New York, June 19, 2026, 08:08 (EDT)
- U.S. stocks will not trade Friday due to Juneteenth. Nasdaq and NYSE have listed June 19, 2026 as a holiday on their calendars.
- SoFi finished Thursday at $17.91, gaining 2.81%. Shares added about 8% for the holiday-shortened week, up from $16.58 on June 12.
- CEO Anthony Noto bought 13,888 shares in the open market. An 8-K filing said shareholders voted in favor of the directors, approved executive compensation, and kept Deloitte as auditor.
SoFi Technologies shares ended Thursday at $17.91, up 2.81%, with fresh insider buying coming in before the Juneteenth holiday break.
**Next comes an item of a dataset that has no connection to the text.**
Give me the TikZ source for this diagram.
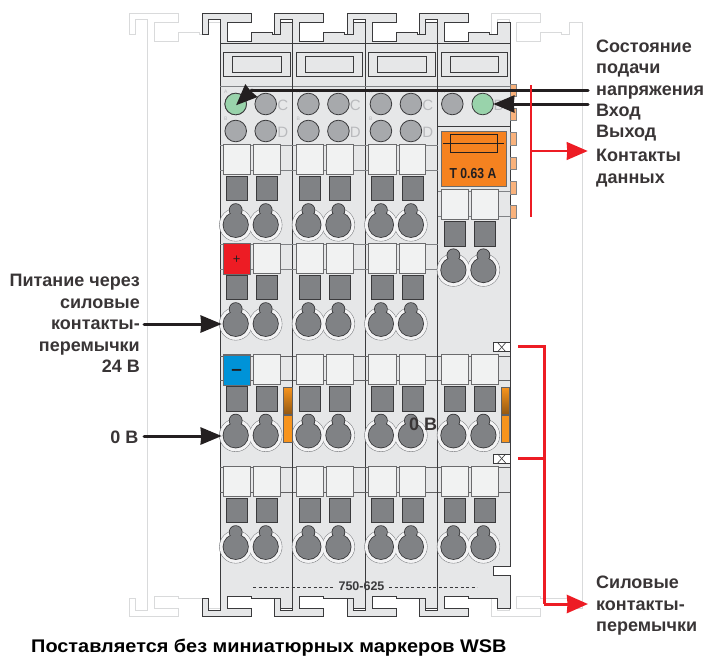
\documentclass[tikz,border=0pt]{standalone}
\usepackage{graphicx}
\usepackage{fontspec}
\setmainfont{Liberation Sans}
\usetikzlibrary{arrows.meta}
\definecolor{wgBody}{HTML}{E6E7E8}
\definecolor{wgKey}{HTML}{F1F2F2}
\definecolor{wgLine}{HTML}{3A3A3C}
\definecolor{wgDark}{HTML}{808285}
\definecolor{wgLed}{HTML}{A7A9AC}
\definecolor{wgGreen}{HTML}{99D3AB}
\definecolor{wgGhost}{HTML}{D9DADB}
\definecolor{wgOrange}{HTML}{F58220}
\definecolor{wgTab}{HTML}{F9B27C}
\definecolor{wgJump}{HTML}{F7941D}
\definecolor{wgRed}{HTML}{ED1C24}
\definecolor{wgBlue}{HTML}{0093D8}
\definecolor{wgText}{HTML}{231F20}
\newcommand{\ModuleOutline}{(0,19) -- (-12,19) -- (-12,34) -- (-18,34) -- (-18,13) -- (31,13) -- (31,22) -- (7,22) -- (7,41) -- (31,41) -- (31,32) -- (52,32) -- (52,34) -- (60,34) -- (60,22.5) -- (72.6,22.5) -- (72.6,608) -- (60,608) -- (60,598.5) -- (31,598.5) -- (31,596) -- (7,596) -- (7,608) -- (31,608) -- (31,616.7) -- (-18,616.7) -- (-18,598.5) -- (-12,598.5) -- (-12,610.7) -- (0,610.7) -- cycle}
\tikzset{
  label/.style={font=\fontsize{18}{21.5}\selectfont\bfseries, text=wgText!90, inner sep=0pt, align=left, anchor=north west},
  labelr/.style={label, align=right, anchor=north east},
  modbody/.style={draw=wgLine, fill=wgBody, line width=1pt},
  ghost/.style={draw=wgGhost, line width=1pt},
  keybox/.style={draw=wgLine!75, fill=wgKey, line width=0.7pt},
  slot/.style={draw=wgLine, fill=wgDark, line width=0.7pt},
  led/.style={draw=wgLine, fill=wgLed, line width=0.8pt},
  tabbox/.style={draw=wgDark, fill=wgTab, line width=0.7pt},
  jump/.style={draw=wgLine!80, line width=0.6pt},
  markbox/.style={draw=wgLine, line width=0.7pt},
  blackarrow/.style={draw=wgText, line width=3pt, line cap=round, -{Stealth[length=21pt,width=17pt,inset=0.5pt]}},
  redarrow/.style={draw=wgRed, line width=3pt, -{Stealth[length=21pt,width=18pt,inset=0.5pt]}},
  redline/.style={draw=wgRed, line width=3pt},
  letter/.style={text=wgLed!80, font=\fontsize{15}{15}\selectfont, inner sep=0pt},
  tiny/.style={text=wgLed!80, font=\fontsize{5}{5}\selectfont, inner sep=0pt},
  pics/terminal/.style={code={
    % keys, slots and clamps of one terminal row
    \draw[keybox] (3.5,0) rectangle (30.7,30);
    \draw[keybox] (33.7,0) rectangle (60.3,30);
    \draw[slot] (6.3,32) rectangle (27.7,56.4);
    \draw[slot] (36.7,32) rectangle (57.7,56.4);
    \foreach \cx in {15.7,45.7} {
      \draw[draw=wgDark, line width=0.6pt] (\cx,80.5) circle (16.3);
    }
    \foreach \cx in {15.7,45.7} {
      \fill[wgBody!50!white] (\cx,80.5) circle (16);
      \draw[slot, line width=1.1pt] (\cx,80.5) circle (12.5);
      \draw[slot, line width=1.1pt] (\cx,65.8) circle (6.3);
      \fill[wgDark] (\cx,80.5) circle (12.2);
      \fill[wgDark] (\cx,65.8) circle (6);
    }
  }}
}
\begin{document}
\begin{tikzpicture}[x=1pt,y=-1pt]
  \useasboundingbox (0,0) rectangle (708,657);
  % rails of the neighbours
  \foreach \gx in {147.5,509.7} {
    \begin{scope}[xshift=\gx pt]
      \draw[ghost] \ModuleOutline;
    \end{scope}
  }
  % the four modules
  \foreach \mx in {220,292.7,365.2,437.7} {
    \begin{scope}[xshift=\mx pt]
      \draw[modbody] \ModuleOutline;
      \draw[markbox] (0,43.3) -- (72.6,43.3);
      \draw[markbox] (3.3,52.7) rectangle (70,76.7);
      \draw[markbox] (12.3,56.7) rectangle (61,72.3);
      \draw[draw=wgDark, line width=1.5pt] (0,86.5) -- (72.6,86.5);
      \foreach \ty in {354.8,466.3} {
        \draw[draw=wgLine!80, line width=0.7pt] (0,\ty+1.5) -- (72.6,\ty+1.5);
        \draw[draw=wgLine!80, line width=0.7pt] (0,\ty+26) -- (72.6,\ty+26);
        \pic at (0,\ty) {terminal};
      }
      \node[tiny] (small\mx) at (5.7,92) {A};
    \end{scope}
  }
  % terminal rows only on the first three modules
  \foreach \mx in {220,292.7,365.2} {
    \begin{scope}[xshift=\mx pt]
      \foreach \ty in {144.3,243.3} {
        \draw[draw=wgDark, line width=1pt] (0,\ty+1.5) -- (72.6,\ty+1.5);
        \draw[draw=wgDark, line width=1pt] (0,\ty+26.5) -- (72.6,\ty+26.5);
        \pic at (0,\ty) {terminal};
      }
      \foreach \ly in {104,131} {
        \draw[led] (15.7,\ly) circle (10.8);
        \draw[led] (45.7,\ly) circle (10.8);
      }
      \node[tiny] at (5.7,119) {B};
      \node[letter] at (62.7,105.5) {C};
      \node[letter] at (62.7,132.5) {D};
    \end{scope}
  }
  % fuse module
  \begin{scope}[xshift=437.7pt]
    \draw[draw=wgLine, line width=0.7pt] (0,126.7) -- (72.6,126.7);
    \draw[led] (14.6,104) circle (10.8);
    \draw[led, fill=wgGreen] (45,104) circle (10.8);
    \node[letter] at (61,105.5) {B};
    \draw[draw=wgLine!75, fill=wgOrange, line width=0.8pt] (3.3,131.3) rectangle (69,186);
    \draw[draw=wgText, line width=0.8pt] (12.3,134.3) rectangle (60,152.7);
    \draw[draw=wgText, line width=0.8pt] (5.6,143.3) -- (66.6,143.3);
    \node[font=\fontsize{14.5}{14.5}\selectfont\bfseries, text=wgText, inner sep=0pt] (fuse) at (35.3,173.5) {\scalebox{0.84}[1]{T 0.63 A}};
    \draw[draw=wgDark, line width=1pt] (0,191) -- (72.6,191);
    \draw[draw=wgDark, line width=1pt] (0,216) -- (72.6,216);
    \pic at (0,189.5) {terminal};
    % side contacts
    \foreach \ty in {84,108,132.7,157,181.7,205.7} {
      \draw[tabbox] (72.6,\ty) rectangle (79,\ty+12.3);
    }
    % notches
    \fill[white] (56,566) rectangle (73.5,575);
    \draw[draw=wgLine, line width=0.7pt] (73,566) -- (55.3,566) -- (55.3,575) -- (72.6,575);
    \foreach \ty in {342.7,454} {
      \draw[draw=wgLine, fill=white, line width=0.7pt] (55.3,\ty) rectangle (72.6,\ty+9);
      \draw[draw=wgLine, line width=0.6pt] (60,\ty) -- (68,\ty+9);
      \draw[draw=wgLine, line width=0.6pt] (60,\ty+9) -- (68,\ty);
    }
  \end{scope}
  % green lamp of module one
  \draw[led, fill=wgGreen] (235.7,104) circle (10.8);
  % coloured keys
  \draw[draw=wgLine!75, fill=wgRed, line width=0.8pt] (223.7,243.3) rectangle (250.7,274.3);
  \node[font=\fontsize{13}{13}\selectfont, text=wgText, inner sep=0pt] (plus) at (236.7,259.7) {+};
  \draw[draw=wgLine!75, fill=wgBlue, line width=0.8pt] (223.7,355) rectangle (250.7,385.7);
  \node[font=\fontsize{19}{19}\selectfont\bfseries, text=wgText, inner sep=0pt] (minus) at (236.7,372.7) {--};
  % jumper contacts
  \foreach \jx in {283.7,501} {
    \shade[top color=wgJump, bottom color=wgJump!60!black, jump] (\jx,387.3) rectangle (\jx+8.7,414);
    \draw[jump, fill=wgJump] (\jx,415) rectangle (\jx+8.7,442.3);
  }
  % type number
  \draw[draw=wgLine, line width=0.8pt, dashed, dash pattern=on 3pt off 2.5pt] (253,587) -- (334,587);
  \draw[draw=wgLine, line width=0.8pt, dashed, dash pattern=on 3pt off 2.5pt] (389,587) -- (477,587);
  \node[font=\fontsize{12.5}{12.5}\selectfont\bfseries, text=wgLine, inner sep=0pt] (partno) at (361.5,586.5) {750-625};
  % labels
  \node[label] (state) at (596,39.5) {Состояние\\подачи\\напряжения};
  \node[label] (input) at (596,104) {Вход};
  \node[label] (output) at (596,125) {Выход};
  \node[label] (data) at (596,149) {Контакты\\данных};
  \node[label] (power) at (596,576) {Силовые\\контакты-\\перемычки};
  \node[labelr] (feed) at (140,274) {Питание через\\силовые\\контакты-\\перемычки\\24 В};
  \node[labelr] (zero) at (138.5,431) {0 В};
  \node[label] (zerob) at (409,418) {0 В};
  \node[font=\fontsize{18.3}{21.5}\selectfont\bfseries, text=black, inner sep=0pt, anchor=base west] (note) at (31,652.5) {\scalebox{1.087}[1]{Поставляется без миниатюрных маркеров WSB}};
  % connectors
  \coordinate (supplyend) at (588,90);
  \coordinate (supplybend) at (252,90);
  \coordinate (supplytip) at (236,105.3);
  \coordinate (inputend) at (588,104);
  \coordinate (inputtip) at (493.3,104);
  \coordinate (feedend) at (144,324);
  \coordinate (feedtip) at (221.7,324);
  \coordinate (zeroend) at (144,436);
  \coordinate (zerotip) at (221.7,436);
  \draw[draw=wgText, line width=3pt, line cap=round] (supplyend) -- (supplybend);
  \draw[blackarrow] (supplybend) -- (supplytip);
  \draw[blackarrow] (inputend) -- (inputtip);
  \draw[blackarrow] (feedend) -- (feedtip);
  \draw[blackarrow] (zeroend) -- (zerotip);
  \coordinate (datatop) at (531,85);
  \coordinate (databot) at (531,216.7);
  \coordinate (datajoin) at (531,151);
  \coordinate (datatip) at (587.7,151);
  \draw[draw=wgRed, line width=1.5pt] (datatop) -- (databot);
  \draw[draw=wgRed, line width=1.5pt, -{Stealth[length=21pt,width=18pt,inset=0.5pt]}] (datajoin) -- (datatip);
  \coordinate (railtop) at (518.3,346.7);
  \coordinate (railmid) at (518.3,458.3);
  \coordinate (railjoin) at (544,458.3);
  \coordinate (railcorner) at (544,346.7);
  \coordinate (railbot) at (544,604);
  \coordinate (railtip) at (588,604);
  \draw[redline] (railtop) -- (railcorner) -- (railbot);
  \draw[redline] (railmid) -- (railjoin);
  \draw[redarrow] (railbot) -- (railtip);
\end{tikzpicture}
\end{document}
U.S. stock markets, including Nasdaq and NYSE, are closed Friday for the holiday.
That’s key today as the stock looks for footing after a steep 2026 slump. SoFi closed Thursday still far off its 52-week high of $32.73, despite this week’s rally. Investors are still trying to square record Q1 numbers with management’s call in April to leave full-year guidance unchanged.
Stocks pushed higher heading into the break. SoFi picked up from $16.58 on June 12 to $17.91 by June 18, up about 8%. Trading was heavy, with volume topping 80 million shares Thursday and over 120 million on Wednesday, market data showed.
SoFi CEO Anthony Noto picked up 13,888 shares in a June 16 purchase at a weighted average of $18.0578, according to a Form 4 filing. That brings his direct stake up to 11,960,507 shares. A Form 4 is what SEC rules require insiders to file after stock trades.
The company posted results from its annual meeting. Shareholders picked 10 directors and gave advisory approval to executive pay. They also ratified Deloitte & Touche LLP as independent auditor for 2026. No other items went to a vote.
SoFi CEO Anthony Noto told shareholders at the June 17 annual meeting that the company is “still just getting started.” He mentioned SoFi Plus, SoFiUSD, and business banking as areas where SoFi is pushing for more growth. Noto said SoFiUSD could back “faster, safer, and cheaper payments globally.” The company put paid subscribers for SoFi Plus at more than 180,000. StockAnalysis
The story still centers on lending size, deposits, and what SoFi earns from fees. First quarter numbers: adjusted net revenue came in at $1.09 billion, a jump of 41%. Adjusted EBITDA was $339.9 million, up 62%. Loan originations hit a record, too, at $12.2 billion for the quarter.
Wall Street still cautious. William Blair’s Andrew Jeffrey said after the April report that SoFi “did not flow through first-quarter revenue and EBITDA upside.” He wrote, “The Street will hate these results, in our view, but we see limited downside.” Reuters
Affirm climbed 4.50% and Upstart added 6.44% in the latest trading. QQQ, the Nasdaq-100 ETF, rose 2.38%. SoFi’s move came during a broader bounce in growth and fintech stocks, not as a one-off. The peer read-through was mixed, though it was helpful.
But the rebound looks shaky. If rates stay up, credit losses pick up, or loan buyers pull back, SoFi might not have as much flexibility with growth or capital. Tech platform revenue dropped 27% year over year in the first quarter, hurt by a big client leaving. That’s a sign the business isn’t all pushing the same way.
Trading is light this week with the holiday slowdown. Eyes next go to the $18 level to see if buyers step in after the break. Some are watching if the recent insider buy means much or is just a marginal move on a big holding. The next earnings date looks to be late July, with calendars flagging July 28 for Q2 numbers.